◆ THE PROBLEM
Write out the opening lines of the data word for word, up to and including the line with "['#6aaa3c', '#1a1aff', '#ffbf00', '#ff0000'];", and leave every picture and every later line out.

◆ MATERIAL
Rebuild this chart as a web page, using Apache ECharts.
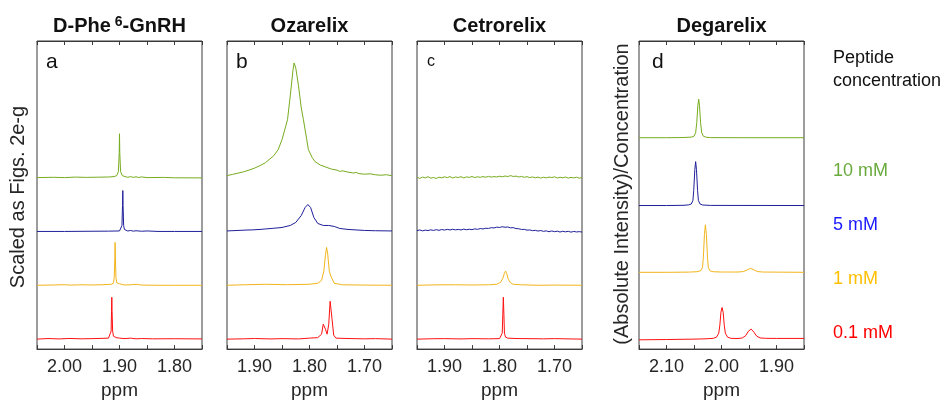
<!DOCTYPE html>
<html>
<head>
<meta charset="utf-8">
<script src="https://cdn.jsdelivr.net/npm/echarts@6/dist/echarts.min.js"></script>
<style>
  html, body { margin: 0; padding: 0; background: #fff; }
  #chart { width: 945px; height: 405px; }
</style>
</head>
<body>
<div id="chart"></div>
<script>
// concentrations, top trace first
const concentrations = ['10 mM', '5 mM', '1 mM', '0.1 mM'];
const lineColors = ['#77ac1e', '#1f1f9a', '#f2b51c', '#ff1010'];
const labelColors = ['#6aaa3c', '#1a1aff', '#ffbf00', '#ff0000'];

const panelTitles = ['{b|D-Phe}{s|6}{b|-GnRH}', '{b|Ozarelix}', '{b|Cetrorelix}', '{b|Degarelix}'];
const panelLetters = ['a', 'b', 'c', 'd'];
const ppmRanges = [[1.75, 2.05], [1.65, 1.95], [1.65, 1.95], [1.85, 2.15]];

// vertical offsets of the stacked spectra (same units as intensities)
const offsetsABC = [172, 118, 64, 10];
const offsetsD = [212, 144, 77, 10];

// panel a: D-Phe6-GnRH  [ppm, intensity]
const aGreen = [[2.05,0],[2.02,0.3],[2.00,0],[1.98,0.5],[1.96,0.2],[1.94,0.4],[1.92,0.6],[1.91,1],[1.905,2],[1.902,6],[1.9005,25],[1.900,44],[1.8995,25],[1.898,6],[1.895,2],[1.89,1],[1.885,0.3],[1.88,1],[1.875,0.2],[1.87,0.8],[1.865,0.1],[1.86,0.7],[1.85,0],[1.82,0.2],[1.80,-0.2],[1.75,-0.3]];
const aBlue = [[2.05,0],[2.00,0],[1.95,0.2],[1.92,0.3],[1.90,0.5],[1.897,1.5],[1.8955,6],[1.8945,26],[1.894,41],[1.8935,26],[1.8925,6],[1.891,2],[1.888,1],[1.885,0.4],[1.88,1],[1.875,0.3],[1.87,0.7],[1.86,0.2],[1.85,0.5],[1.83,0],[1.80,0],[1.75,0]];
const aYellow = [[2.05,0],[2.02,0.3],[2.00,0.6],[1.99,0.2],[1.97,0.5],[1.95,0.3],[1.93,0.6],[1.915,1],[1.911,2],[1.9095,8],[1.9085,28],[1.908,43],[1.9075,28],[1.9065,8],[1.905,2.5],[1.90,1.5],[1.895,0.8],[1.89,0.3],[1.88,0.5],[1.87,1],[1.86,0.2],[1.83,0],[1.80,0],[1.75,0]];
const aRed = [[2.05,0],[2.03,0.6],[2.01,0.2],[1.99,0.7],[1.97,0.3],[1.95,0.5],[1.93,0.8],[1.92,1],[1.9165,2],[1.9152,8],[1.9145,28],[1.914,42],[1.9135,28],[1.9125,8],[1.911,3],[1.906,1.5],[1.90,1],[1.89,0.5],[1.88,1],[1.87,0.3],[1.86,0.6],[1.84,0.3],[1.80,0.4],[1.75,0.2]];

// panel b: Ozarelix
const bGreen = [[1.95,2],[1.94,3.2],[1.93,4.5],[1.92,5.8],[1.91,7.5],[1.90,9.5],[1.89,12],[1.88,15],[1.865,22],[1.857,28],[1.85,38],[1.845,48],[1.84,58],[1.835,82],[1.83,108],[1.828,115],[1.825,110],[1.82,92],[1.815,70],[1.811,58],[1.805,38],[1.802,28],[1.795,20],[1.79,16],[1.78,12.5],[1.77,10.5],[1.76,8.5],[1.75,7.5],[1.745,6.2],[1.74,6.8],[1.73,5.5],[1.72,4.6],[1.715,5.2],[1.71,4],[1.70,3.4],[1.69,3.8],[1.68,2.8],[1.67,2.4],[1.66,2.9],[1.65,1.8]];
const bBlue = [[1.95,0.5],[1.93,1],[1.91,1.5],[1.908,3],[1.906,1.5],[1.89,2],[1.88,2.5],[1.865,3.2],[1.85,4],[1.835,6],[1.825,9],[1.815,16],[1.808,24],[1.803,27],[1.798,24],[1.792,14],[1.785,8],[1.775,6],[1.765,6],[1.755,5],[1.745,3],[1.73,2],[1.70,1],[1.68,0.7],[1.65,0.5]];
const bYellow = [[1.95,0],[1.92,0.5],[1.88,1],[1.84,0.6],[1.80,1],[1.785,2],[1.778,5],[1.774,14],[1.771,30],[1.769,38],[1.767,32],[1.764,14],[1.761,9],[1.758,7],[1.755,2],[1.74,0.5],[1.70,0.2],[1.65,0]];
const bRed = [[1.95,0],[1.92,0.3],[1.90,0.6],[1.87,0.2],[1.85,0.5],[1.82,0.2],[1.80,1],[1.785,1.5],[1.778,5],[1.775,15],[1.7735,17],[1.771,10],[1.768,5],[1.765,15],[1.7625,38],[1.7615,39],[1.759,20],[1.756,4],[1.752,1],[1.73,0.6],[1.70,0.3],[1.68,0.5],[1.65,0]];

// panel c: Cetrorelix
const cGreen = [[1.950,0.2],[1.945,-0.8],[1.940,0.5],[1.935,-0.3],[1.930,0.9],[1.925,-0.6],[1.920,0.1],[1.915,-0.9],[1.910,0.4],[1.905,-0.2],[1.900,0.8],[1.895,0.0],[1.890,1.0],[1.885,-0.4],[1.880,0.6],[1.875,0.1],[1.870,0.9],[1.865,-0.3],[1.860,0.7],[1.855,0.2],[1.850,1.1],[1.845,0.1],[1.840,0.8],[1.835,0.3],[1.830,1.0],[1.825,0.4],[1.820,1.2],[1.815,0.5],[1.810,1.0],[1.805,0.6],[1.800,1.4],[1.795,0.8],[1.790,1.6],[1.785,1.0],[1.780,2.0],[1.775,1.1],[1.770,1.5],[1.765,0.6],[1.760,1.2],[1.755,0.3],[1.750,0.9],[1.745,0.0],[1.740,0.7],[1.735,-0.2],[1.730,0.5],[1.725,-0.5],[1.720,0.4],[1.715,-0.3],[1.710,0.6],[1.705,0.0],[1.700,0.8],[1.695,-0.4],[1.690,0.3],[1.685,-0.2],[1.680,0.6],[1.675,-0.5],[1.670,0.2],[1.665,-0.3],[1.660,0.4],[1.655,-0.6],[1.650,0.1]];
const cBlue = [[1.950,0.8],[1.945,1.5],[1.940,0.6],[1.935,1.3],[1.930,0.9],[1.925,1.6],[1.920,1.0],[1.915,1.8],[1.910,1.1],[1.905,1.9],[1.900,1.4],[1.895,2.1],[1.890,1.5],[1.885,2.2],[1.880,1.6],[1.875,2.0],[1.870,1.5],[1.865,2.3],[1.860,1.7],[1.855,2.2],[1.850,1.8],[1.845,2.6],[1.840,2.1],[1.835,2.9],[1.830,2.5],[1.825,3.2],[1.820,3.0],[1.815,3.8],[1.810,3.5],[1.805,4.3],[1.800,4.0],[1.795,4.7],[1.790,4.2],[1.785,4.5],[1.780,3.6],[1.775,3.8],[1.770,2.9],[1.765,2.7],[1.760,2.0],[1.755,2.1],[1.750,1.3],[1.745,1.5],[1.740,0.8],[1.735,1.1],[1.730,0.4],[1.725,0.9],[1.720,0.1],[1.715,0.6],[1.710,-0.3],[1.705,0.5],[1.700,-0.2],[1.695,0.3],[1.690,-0.6],[1.685,0.2],[1.680,-0.4],[1.675,0.1],[1.670,-0.7],[1.665,0.0],[1.660,-0.5],[1.655,-0.2],[1.650,-0.6]];
const cYellow = [[1.95,0],[1.91,0.5],[1.88,0.5],[1.85,0.3],[1.82,0.5],[1.805,1],[1.798,3],[1.794,7],[1.791,12],[1.789,14.3],[1.787,12],[1.784,6],[1.78,2.5],[1.775,1],[1.76,0.5],[1.73,0],[1.70,0.2],[1.65,0]];
const cRed = [[1.95,0],[1.92,0.4],[1.90,0.5],[1.87,0.2],[1.85,0.5],[1.82,0.3],[1.80,0.5],[1.797,1.5],[1.795,6],[1.794,25],[1.793,42],[1.792,25],[1.791,6],[1.789,2],[1.785,1],[1.77,0.6],[1.75,0.5],[1.72,0.3],[1.70,0.5],[1.65,0]];

// panel d: Degarelix
const dGreen = [[2.15,0],[2.10,0],[2.07,0.2],[2.055,0.6],[2.05,1.5],[2.047,5],[2.045,15],[2.043,32],[2.0415,38.7],[2.040,32],[2.038,15],[2.036,5],[2.033,1.5],[2.028,0.5],[2.02,0.1],[1.95,0],[1.85,0]];
const dBlue = [[2.15,0],[2.10,0],[2.07,0.2],[2.06,0.6],[2.055,1.5],[2.052,5],[2.0505,15],[2.0485,36],[2.047,44],[2.0455,36],[2.0435,15],[2.042,5],[2.039,1.5],[2.034,0.5],[2.02,0.1],[1.85,0]];
const dYellow = [[2.15,0],[2.10,0],[2.06,0.2],[2.045,0.6],[2.038,1.5],[2.0345,5],[2.033,15],[2.031,38],[2.0293,47.7],[2.0275,38],[2.0255,15],[2.024,5],[2.021,1.5],[2.015,0.6],[2.00,0.3],[1.97,0.3],[1.96,0.8],[1.953,2.5],[1.947,4],[1.941,2.5],[1.935,0.8],[1.925,0.3],[1.85,0]];
const dRed = [[2.15,-0.7],[2.10,-0.4],[2.05,0],[2.03,0.3],[2.015,0.8],[2.009,2],[2.005,6],[2.003,14],[2.001,27],[1.999,31.7],[1.997,27],[1.995,14],[1.993,6],[1.989,2],[1.983,0.8],[1.97,0.6],[1.962,1.2],[1.956,3.5],[1.951,8],[1.946,10],[1.941,7],[1.936,3],[1.93,1.2],[1.92,0.8],[1.90,0.7],[1.85,0.7]];

const panelTraces = [
  [aGreen, aBlue, aYellow, aRed],
  [bGreen, bBlue, bYellow, bRed],
  [cGreen, cBlue, cYellow, cRed],
  [dGreen, dBlue, dYellow, dRed]
];
const panelOffsets = [offsetsABC, offsetsABC, offsetsABC, offsetsD];

const FONT = '"Liberation Sans", Arial, Helvetica, sans-serif';
const gridLefts = [37, 227, 417, 639];
const gridTop = 41;
const gridW = 165;
const gridH = 309;
const axisColor = '#3a3a3a';

const chart = echarts.init(document.getElementById('chart'), null, { renderer: 'canvas' });

const grids = [];
const xAxes = [];
const yAxes = [];
const series = [];
const graphics = [];

gridLefts.forEach((left, i) => {
  grids.push({
    left: left, top: gridTop, width: gridW, height: gridH,
    show: true, borderColor: axisColor, borderWidth: 1, backgroundColor: 'transparent'
  });
  const [lo, hi] = ppmRanges[i];
  // bottom axis with labels
  xAxes.push({
    type: 'value', gridIndex: i, min: lo, max: hi, interval: 0.05, inverse: true,
    position: 'bottom',
    name: 'ppm', nameLocation: 'middle', nameGap: 29,
    nameTextStyle: { fontFamily: FONT, fontSize: 19, color: '#262626' },
    axisLine: { show: true, lineStyle: { color: axisColor, width: 1 } },
    axisTick: { show: true, inside: true, length: 4, lineStyle: { color: axisColor } },
    axisLabel: {
      show: true, margin: 9, fontFamily: FONT, fontSize: 18, color: '#262626',
      showMinLabel: true, showMaxLabel: true,
      formatter: v => (Math.abs(Math.round(v * 100)) % 10 === 0 ? v.toFixed(2) : '')
    },
    splitLine: { show: false }
  });
  // top axis: ticks only
  xAxes.push({
    type: 'value', gridIndex: i, min: lo, max: hi, interval: 0.05, inverse: true,
    position: 'top',
    axisLine: { show: true, lineStyle: { color: axisColor, width: 1 } },
    axisTick: { show: true, inside: true, length: 4, lineStyle: { color: axisColor } },
    axisLabel: { show: false },
    splitLine: { show: false }
  });
  yAxes.push({
    type: 'value', gridIndex: i, min: 0, max: gridH, show: false, splitLine: { show: false }
  });

  panelTraces[i].forEach((trace, k) => {
    const off = panelOffsets[i][k];
    series.push({
      type: 'line',
      name: concentrations[k],
      xAxisIndex: i * 2,
      yAxisIndex: i,
      data: trace.map(p => [p[0], off + p[1]]),
      showSymbol: false,
      symbol: 'none',
      smooth: false,
      clip: true,
      lineStyle: { color: lineColors[k], width: 1 },
      emphasis: { disabled: true },
      silent: true
    });
  });

  // panel title
  graphics.push({
    type: 'text', x: left + gridW / 2, y: 26,
    style: {
      text: panelTitles[i], align: 'center', verticalAlign: 'middle',
      rich: {
        b: { fontFamily: FONT, fontSize: 20, fontWeight: 'bold', fill: '#111' },
        s: { fontFamily: FONT, fontSize: 14, fontWeight: 'bold', fill: '#111', verticalAlign: 'top', padding: [0, 0, 8, 4] }
      }
    }
  });
  // panel letter
  const letterX = [46, 236, 427, 652][i];
  graphics.push({
    type: 'text', x: letterX, y: 62,
    style: {
      text: panelLetters[i], fontFamily: FONT, fontSize: i === 2 ? 16 : 21,
      fill: '#111', align: 'left', verticalAlign: 'middle'
    }
  });
});

// y-axis names
graphics.push({
  type: 'text', x: 18, y: 197, rotation: Math.PI / 2,
  style: { text: 'Scaled as Figs. 2e-g', fontFamily: FONT, fontSize: 20, fill: '#262626', align: 'center', verticalAlign: 'middle' }
});
graphics.push({
  type: 'text', x: 622, y: 194, rotation: Math.PI / 2,
  style: { text: '(Absolute Intensity)/Concentration', fontFamily: FONT, fontSize: 20, fill: '#262626', align: 'center', verticalAlign: 'middle' }
});

// right-hand concentration key
graphics.push({
  type: 'text', x: 833, y: 58,
  style: { text: 'Peptide', fontFamily: FONT, fontSize: 18, fill: '#111', align: 'left', verticalAlign: 'middle' }
});
graphics.push({
  type: 'text', x: 833, y: 81,
  style: { text: 'concentration', fontFamily: FONT, fontSize: 18, fill: '#111', align: 'left', verticalAlign: 'middle' }
});
const keyY = [171, 225, 279, 333];
concentrations.forEach((c, k) => {
  graphics.push({
    type: 'text', x: 833, y: keyY[k],
    style: { text: c, fontFamily: FONT, fontSize: 18, fill: labelColors[k], align: 'left', verticalAlign: 'middle' }
  });
});

chart.setOption({
  backgroundColor: '#ffffff',
  animation: false,
  grid: grids,
  xAxis: xAxes,
  yAxis: yAxes,
  series: series,
  graphic: graphics
});
</script>
</body>
</html>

◆ SOLUTION
Rebuild this chart as a web page, using Apache ECharts.
<!DOCTYPE html>
<html>
<head>
<meta charset="utf-8">
<script src="https://cdn.jsdelivr.net/npm/echarts@6/dist/echarts.min.js"></script>
<style>
  html, body { margin: 0; padding: 0; background: #fff; }
  #chart { width: 945px; height: 405px; }
</style>
</head>
<body>
<div id="chart"></div>
<script>
// concentrations, top trace first
const concentrations = ['10 mM', '5 mM', '1 mM', '0.1 mM'];
const lineColors = ['#77ac1e', '#1f1f9a', '#f2b51c', '#ff1010'];
const labelColors = ['#6aaa3c', '#1a1aff', '#ffbf00', '#ff0000'];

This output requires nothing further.